Many times I said that there is gonna be one person that makes you feel that even if you look stupid and crap, it is worth a try. Now that part of my faith is shaken too. About all the worth. All the pent-up passion. All the pent-up disillusion. Like many years ago when I ran in the winter for hours to quieten down my feelings, to shout out aloud. I never changed. The feeling never went away.

I am being tested. It is challenging indeed. But I will hold on!

Sunday, April 14, 2013

Living sacrifice

The Precept lessons on Romans 12 are amazing. For the first time I feel God's words are clear and powerful--not the first time I feel so, but the first time I feel SO MUCH. A powerful message sent to me last week was to live as a living sacrifice, to offer and present our bodies to Him, and to fulfill His glory.

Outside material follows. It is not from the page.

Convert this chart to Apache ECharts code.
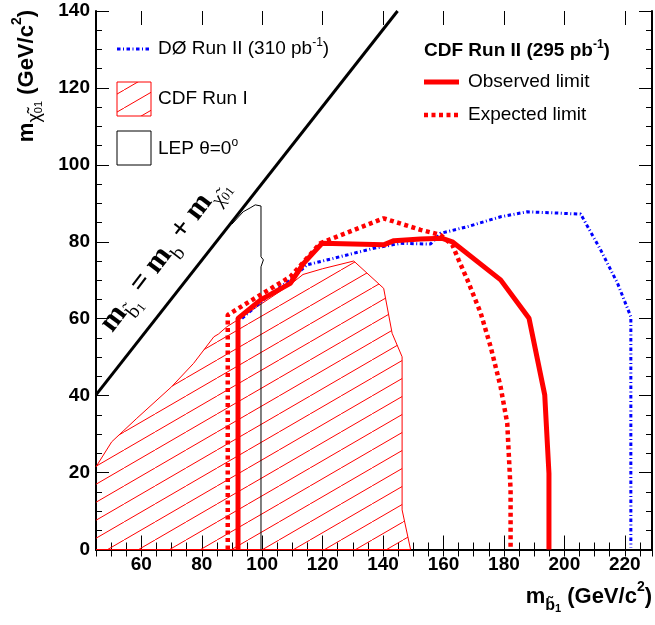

About this sacrifice a friend of mine was undergoing a struggle about reading the signs of God and not heeding the words of man. God's signs are elusive but once found they are transforming. I felt glad that she found her signs and was able to finding peace and a sense of settledness. What a blessed state! She told me sacrificing does not necessarily start from your whole body, but can be in part, an ongoing sacrifice in a piecemeal manner. Her sharing did not register much on my head until Easter--when I wrote the things I was willing to sacrifice on the paper and pinned it on the cross. It is hard to sacrifice something that I cherish so much, SO much that I do not want to approach it. But it is in Christ that I live so to Christ is what belongs to Him.

Earnestly, I seek the signs and whispers of the God. Sometimes He does speak, He does know me well. He is reassuring in His manners and all anxiety is removed from me. I feel that I am getting closer and closer to His plan for me and in it He planned me a future.

A future that He put in my head when I was most down. The future that might make me the living testimony of God.